Klimaschutzplan 2050: Hendricks Blamage
Der Klimaschutzplan 2050 war schon in trockenen Tüchern. Aber plötzlich am späten Dienstagabend machte ein Ministerkollege der Umweltministerin Hendricks einen Strich durch die Rechnung. Ein Kommentar.
Einen Tag lang sah es aus, als könnte die Bundesregierung eine internationale Blamage vermeiden. Umweltministerin Barbara Hendricks freute sich noch am späten Nachmittag auf dem Weg in die Fraktionssitzung der SPD, dass sie in der kommenden Woche mit dem Klimaschutzplan 2050 zum Gipfel nach Marrakesch reisen könnte. Der Klimaschutzplan sollte am heutigen Mittwoch doch noch ins Kabinett gehen.
Aber am späten Dienstagabend machte einer ihrer Kabinettskollegen Hendricks doch noch einen Strich durch die Rechnung, berichtete die Nachrichtenagentur dpa.
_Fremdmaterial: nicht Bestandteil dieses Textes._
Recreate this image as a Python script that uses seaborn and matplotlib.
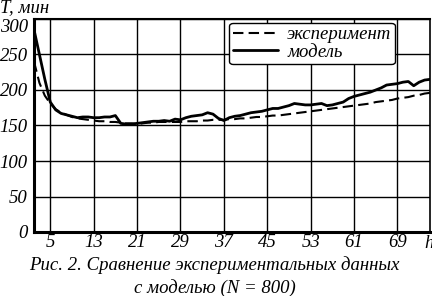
import numpy as np
import pandas as pd
import matplotlib
matplotlib.use("Agg")
import matplotlib.pyplot as plt
import matplotlib.transforms as mtransforms
import seaborn as sns

# ── data ─────────────────────────────────────────────────
h = list(range(2, 76))
model = [285, 250, 215, 183, 172, 167, 165, 163, 161, 162,
         162, 161, 161, 162, 162, 164, 153, 152, 152, 153,
         154, 155, 156, 156, 157, 156, 159, 158, 161, 163,
         164, 165, 168, 166, 160, 157, 161, 163, 164, 166,
         168, 169, 170, 172, 174, 174, 176, 178, 181, 180,
         179, 179, 180, 181, 178, 179, 181, 183, 188, 191,
         193, 195, 197, 200, 203, 207, 208, 209, 211, 212,
         206, 211, 214, 215]
experiment = [240, 210, 192, 181, 173, 168, 165, 162, 160, 159,
              158, 157, 156, 156, 155, 155, 154, 153, 153, 152,
              153, 154, 154, 155, 155, 155, 155, 155, 156, 156,
              156, 157, 157, 158, 158, 158, 159, 159, 160, 160,
              161, 162, 162, 163, 164, 164, 165, 166, 167, 168,
              169, 170, 171, 172, 173, 174, 175, 176, 177, 178,
              179, 180, 181, 183, 184, 185, 186, 188, 189, 190,
              192, 193, 195, 196]
xticks = [5, 13, 21, 29, 37, 45, 53, 61, 69]
yticks = [0, 50, 100, 150, 200, 250, 300]

df = pd.DataFrame({"h": h, "эксперимент": experiment, "модель": model})

# ── style ─────────────────────────────────────────────────
sns.set_style("white")
plt.rcParams['font.family'] = ['Liberation Serif', 'DejaVu Serif']
plt.rcParams['font.style'] = 'italic'
for k in ['text.color', 'xtick.color', 'ytick.color', 'axes.labelcolor']:
    plt.rcParams[k] = 'black'

FS = 13.5

fig = plt.figure(figsize=(4.32, 2.96), dpi=100)
ax = fig.add_axes([34 / 432, 64 / 296, 396 / 432, 213 / 296])

sns.lineplot(data=df, x="h", y="эксперимент", ax=ax, color="black",
             linewidth=1.5, label="эксперимент")
ax.lines[-1].set_dashes((5, 2.5))
sns.lineplot(data=df, x="h", y="модель", ax=ax, color="black",
             linewidth=2.0, label="модель")

ax.set_xlim(2, 75)
ax.set_ylim(0, 300)
ax.set_xticks(xticks)
ax.set_yticks(yticks)
ax.set_xlabel("")
ax.set_ylabel("")
ax.grid(True, color="black", linewidth=1.0)
ax.tick_params(length=0, labelsize=FS)
ax.tick_params(axis='x', pad=1.5)
ax.tick_params(axis='y', pad=4.5)
for lab in ax.get_xticklabels() + ax.get_yticklabels():
    lab.set_fontstyle("italic")

# top label "300" sits a little lower, as in the original
top_lab = ax.get_yticklabels()[-1]
top_lab.set_transform(top_lab.get_transform() +
                      mtransforms.ScaledTranslation(0, -5 / 72, fig.dpi_scale_trans))

ax.spines['left'].set_linewidth(2.2)
ax.spines['bottom'].set_linewidth(2.2)
ax.spines['top'].set_linewidth(1.5)
ax.spines['right'].set_linewidth(1.2)
for s in ax.spines.values():
    s.set_color("black")

leg = ax.legend(loc="upper right", bbox_to_anchor=(0.912, 0.983),
                fontsize=FS, frameon=True, fancybox=True,
                handlelength=2.4, handletextpad=0.5, borderpad=0.2,
                labelspacing=0.0, borderaxespad=0, edgecolor="black",
                framealpha=1)
leg.get_frame().set_linewidth(1.0)
for t in leg.get_texts():
    t.set_fontstyle("italic")

fig.text(0.0, (296 - 12) / 296, "T, мин", fontsize=FS, style="italic",
         va="baseline")
fig.text(424 / 432, (296 - 248) / 296, "h", fontsize=FS, style="italic",
         va="baseline")
fig.text(214 / 432, (296 - 270) / 296,
         "Рис. 2. Сравнение экспериментальных данных",
         fontsize=FS, style="italic", ha="center", va="baseline")
fig.text(215 / 432, (296 - 293) / 296, "с моделью (N = 800)",
         fontsize=FS, style="italic", ha="center", va="baseline")

fig.savefig("out.png", dpi=100)
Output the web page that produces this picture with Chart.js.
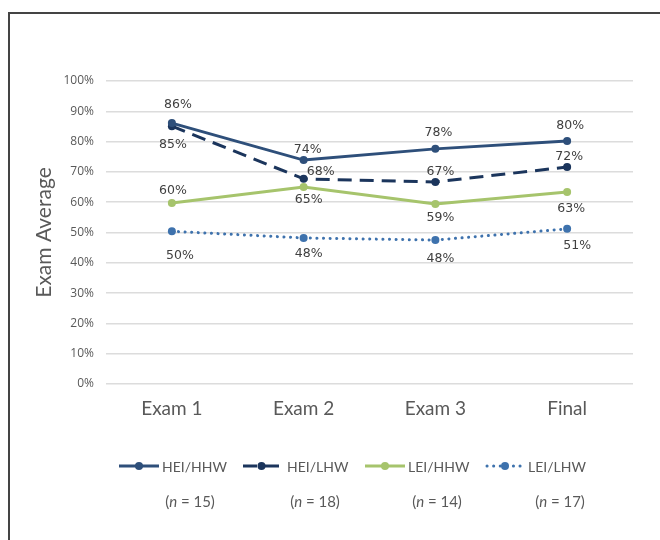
<!DOCTYPE html>
<html>
<head>
<meta charset="utf-8">
<script src="https://cdn.jsdelivr.net/npm/chart.js@4.4.1/dist/chart.umd.min.js"></script>
<style>
  html, body { margin: 0; padding: 0; background: #fff; }
  #wrap { width: 660px; height: 540px; position: relative; }
</style>
</head>
<body>
<div id="wrap"><canvas id="examChart" width="660" height="540"></canvas></div>
<script>
// Data
const categories = ["Exam 1", "Exam 2", "Exam 3", "Final"];
const seriesNames = ["HEI/HHW", "HEI/LHW", "LEI/HHW", "LEI/LHW"];
const groupSizes = [15, 18, 14, 17];
const heiHhw = [86.1, 73.9, 77.6, 80.2];
const heiLhw = [85.1, 67.7, 66.7, 71.6];
const leiHhw = [59.7, 65.0, 59.4, 63.4];
const leiLhw = [50.4, 48.2, 47.5, 51.2];

// Colours
const COLORS = ["#2e4f7a", "#1b355c", "#a6c46c", "#3e72ad"];
const TEXT_GREY = "#595959";

// where each value label sits, relative to its point [dx, dy]
const labelOffsets = [
  [[6, -18], [4, -10], [3, -16], [3, -15]],
  [[1, 19], [17, -7], [5, -10], [2, -10]],
  [[1, -12], [5, 13], [5, 14], [4, 17]],
  [[8, 24], [5, 16], [5, 19], [10, 17]]
];

// legend positions: line start, line end, text start
const legendItems = [
  [119, 159, 162],
  [243, 280, 287],
  [365, 405, 408],
  [487, 523, 528]
];
const legendY = 466;
const nCenters = [190, 315, 437, 560];
const nY = 502;

const makeDataset = (index, values, dash, cap) => {
  return {
    label: seriesNames[index],
    data: values,
    borderColor: COLORS[index],
    backgroundColor: COLORS[index],
    pointBackgroundColor: COLORS[index],
    pointBorderColor: COLORS[index],
    borderWidth: 3,
    borderDash: dash,
    borderCapStyle: cap,
    pointRadius: 4,
    pointBorderWidth: 0,
    pointHoverRadius: 4,
    tension: 0,
    fill: false
  };
};

// value labels next to each point
const valueLabels = {
  id: "valueLabels",
  afterDatasetsDraw(chart) {
    const ctx = chart.ctx;
    ctx.save();
    ctx.font = "12.5px 'DejaVu Sans'";
    ctx.fillStyle = "#404040";
    ctx.textAlign = "center";
    ctx.textBaseline = "middle";
    chart.data.datasets.forEach((dataset, i) => {
      const meta = chart.getDatasetMeta(i);
      meta.data.forEach((point, j) => {
        const off = labelOffsets[i][j];
        ctx.fillText(Math.round(dataset.data[j]) + "%", point.x + off[0], point.y + off[1]);
      });
    });
    ctx.restore();
  }
};

// frame, legend and group sizes
const extras = {
  id: "extras",
  beforeDraw(chart) {
    const ctx = chart.ctx;
    ctx.save();
    ctx.fillStyle = "#fff";
    ctx.fillRect(0, 0, chart.width, chart.height);
    ctx.strokeStyle = "#444";
    ctx.lineWidth = 2;
    ctx.beginPath();
    ctx.moveTo(9, 540);
    ctx.lineTo(9, 13);
    ctx.lineTo(660, 13);
    ctx.stroke();
    ctx.restore();
  },
  afterDraw(chart) {
    const ctx = chart.ctx;
    ctx.save();
    chart.data.datasets.forEach((dataset, i) => {
      const item = legendItems[i];
      ctx.strokeStyle = dataset.borderColor;
      ctx.lineWidth = 3;
      ctx.lineCap = dataset.borderCapStyle;
      ctx.setLineDash(dataset.borderDash);
      ctx.beginPath();
      ctx.moveTo(item[0], legendY);
      ctx.lineTo(item[1], legendY);
      ctx.stroke();
      ctx.setLineDash([]);
      ctx.fillStyle = dataset.borderColor;
      ctx.beginPath();
      ctx.arc((item[0] + item[1]) / 2, legendY, 4, 0, Math.PI * 2);
      ctx.fill();
      ctx.fillStyle = TEXT_GREY;
      ctx.font = "14px Lato";
      ctx.textAlign = "left";
      ctx.textBaseline = "middle";
      ctx.fillText(dataset.label, item[2], legendY + 1);
    });

    // (n = xx) under each legend entry
    ctx.fillStyle = TEXT_GREY;
    ctx.textBaseline = "middle";
    groupSizes.forEach((n, i) => {
      const parts = [["(", "15px Lato"], ["n", "italic 15px Lato"], [" = " + n + ")", "15px Lato"]];
      let total = 0;
      parts.forEach((p) => { ctx.font = p[1]; total += ctx.measureText(p[0]).width; });
      let x = nCenters[i] - total / 2;
      ctx.textAlign = "left";
      parts.forEach((p) => {
        ctx.font = p[1];
        ctx.fillText(p[0], x, nY);
        x += ctx.measureText(p[0]).width;
      });
    });
    ctx.restore();
  }
};

const setup = () => {
  const ctx = document.getElementById("examChart").getContext("2d");
  new Chart(ctx, {
    type: "line",
    data: {
      labels: categories,
      datasets: [
        makeDataset(0, heiHhw, [], "butt"),
        makeDataset(1, heiLhw, [14, 8], "butt"),
        makeDataset(2, leiHhw, [], "butt"),
        makeDataset(3, leiLhw, [0.1, 6.5], "round")
      ]
    },
    options: {
      responsive: false,
      animation: false,
      layout: {
        padding: { left: 32, right: 27, top: 81, bottom: 116 }
      },
      plugins: {
        legend: { display: false },
        tooltip: { enabled: false }
      },
      scales: {
        x: {
          offset: true,
          grid: { display: false },
          border: { display: false },
          ticks: {
            color: TEXT_GREY,
            font: { family: "Lato", size: 19 },
            padding: 5
          },
          afterFit: (scale) => { scale.height = 40; }
        },
        y: {
          min: 0,
          max: 100,
          ticks: {
            stepSize: 10,
            color: TEXT_GREY,
            font: { family: "'Open Sans'", size: 12 },
            padding: 12,
            callback: (value) => value + "%"
          },
          grid: { color: "#dcdcdc", lineWidth: 1.5, drawTicks: false },
          border: { display: false },
          title: {
            display: true,
            text: "Exam Average",
            color: TEXT_GREY,
            font: { family: "Lato", size: 21 },
            padding: 0
          },
          afterFit: (scale) => { scale.width = 74; }
        }
      }
    },
    plugins: [extras, valueLabels]
  });
};

window.addEventListener("load", setup);
</script>
</body>
</html>
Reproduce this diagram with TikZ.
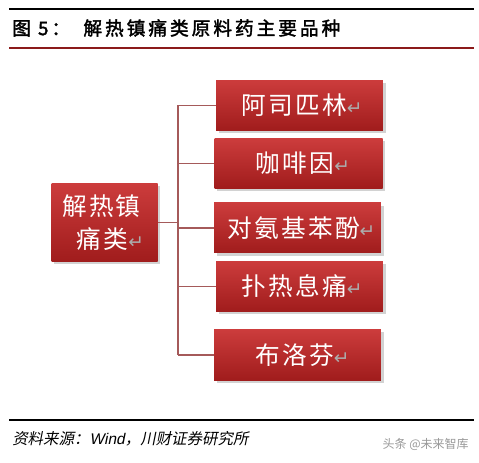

Nun hat sich vorläufig wohl doch der Wirtschaftsflügel der Union mit seiner Fundamentalopposition gegen das Strategiepapier zur Umsetzung des Pariser Klimaabkommens durchgesetzt. Monatelang hatten konservative Politiker und Wirtschaftsverbände alles unternommen, um den Klimaplan inhaltlich komplett zu entkernen.
Der Klimaschutzplan 2050 beschreibt, wie Deutschlands Wirtschaft Mitte des Jahrhunderts aussehen würde, wenn sie vom Treibhausgasausstoß befreit würde. Nur wie Deutschland dahin kommt, stand auch in der jüngsten Fassung nur noch in Andeutungen im Plan.
Immer schreit die Industrie nach Innovationen - nur beim Klimaschutz nicht
Da hieß es beispielsweise, dass neue Öl- oder Gasheizungen keine sinnvolle Investition mehr sein werden. Oder dass Autos irgendwann keine Treibhausgase mehr ausstoßen dürfen. Aber dass Autos mit Verbrennungsmotor von etwa 2030 an nicht mehr zugelassen werden dürfen, wenn die Minderungsziele für Kohlendioxid im Verkehrssektor bis 2050 erreicht werden sollen, stand nicht mehr drin. Auch der Kohleausstieg kam nur indirekt vor. Neue Investitionen in Kohlekraftwerke und die Erweiterung von Tagebauen würden zu Kapitalvernichtung und Arbeitsplatzverlusten führen, hieß es.
Die Debatte über den Klimaschutzplan wird offenbar noch immer erbittert geführt, obwohl Bundestag und Bundesrat gleichzeitig das Pariser Klimaabkommen einstimmig ratifiziert haben. Das ist ein Hinweis darauf, dass manche Akteure annehmen, dass internationale Abkommen für sie keine Konsequenzen haben. Im Unions- Wirtschaftsflügel und Wirtschaftsverbänden glauben manche, dass trotz des Klimawandels alles bleiben könnte, wie es ist. Dabei sind sie sonst die Ersten, die eine positive Haltung zu Innovationen einfordern. Das scheint aber nur dann zu gelten, wenn es um Technologien geht, die den Planeten noch schneller kaputt machen. Wenn es darum gehe, die Lebensgrundlagen zu bewahren, würden manche Akteure in Wirtschaft und Politik plötzlich innovationsfeindlich und zukunftsängstlich: So hat Barbara Hendricks bei einer Veranstaltung des Tagesspiegels und der Entwicklungsorganisation GIZ ihre Beobachtungen zusammengefasst.
Es ist einer der letzten Kämpfe der Kohle-, Öl- und Gaslobby um ein überholtes Geschäftsmodell. Das Gleiche ließe sich über die Autoindustrie und ihre Zulieferer sagen. Wer jetzt nicht nach klimatauglichen Perspektiven sucht, wird schnell abgehängt. Die Veränderung ist in vollem Gang. Die Erde erhitzt sich, und die Wirtschaft reagiert darauf mit Investitionen in mögliche Lösungen. Deutschland kann da vorne dabei sein – oder bald nur noch den Rücklichtern derjenigen nachschauen, die das schneller begreifen.